I'll see if I can open a PR with the fix.
A small bug: Filtering by ingredient "Sugar" gives results like "Sugar free" and "no-sugar-added".
And a small UX request: Have the recipe not just be a JS modal, I want to be able to open them in a new tab.
Can anyone recommend a curated recipe list / website even if it is pay.
Quick question, are the recipes sorted by anything?
First, it makes a big difference to me if it's from a site I know and trust. Second, I think that clear attribution is a good thing, even if you may be legally in the clear for copyright.
in the meantime, is the recipe dataset open sourced and available somewhere, for other builders?
Could you show me a screenshot of what cert gets loaded for you? I did switch between infra providers in the last few hours. So I wonder if you're hitting the older infra due to stale DNS.

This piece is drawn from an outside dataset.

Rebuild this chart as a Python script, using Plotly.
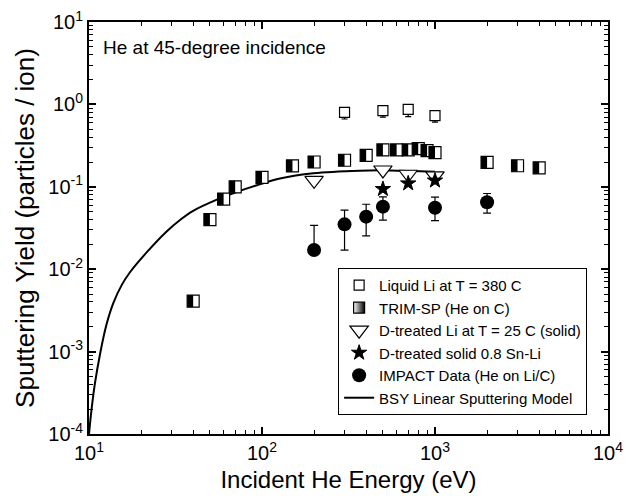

I got the dataset from this other Show HN post from earlier today: https://news.ycombinator.com/item?id=25356156
But TBH, logs are a unique beast in that searches are usually temporal and only a tiny portion of the dataset is typically queried. So it will be wasteful to store the entire index in memory 24x7, which is what Typesense (and Algolia) do. ElasticSearch on the other hand has mastered searching log datasets by storing the primary index on disk, so I'd recommend using ES for log data, instead of Algolia / Typesense. The tradeoff with ES is performance, since the ES index needs to be fetched from disk.
For any other structured dataset (like the dataset in this app), Typesense would be a good fit.
We currently use Algolia for 3 public sites and will further explore TypeSense for something like this for a site that hosts healthcare patient info.
And will stick to our original plan of setting up elasticsearch for logs.
Someone please make this over web archive data, for web search.
Error code: SEC_ERROR_UNKNOWN_ISSUER
Peer’s Certificate issuer is not recognized.
HTTP Strict Transport Security: false
HTTP Public Key Pinning: false
Could you show me a screenshot of what cert gets loaded for you? I did switch between infra providers earlier today. So I wonder if you're hitting the older infra due to stale DNS.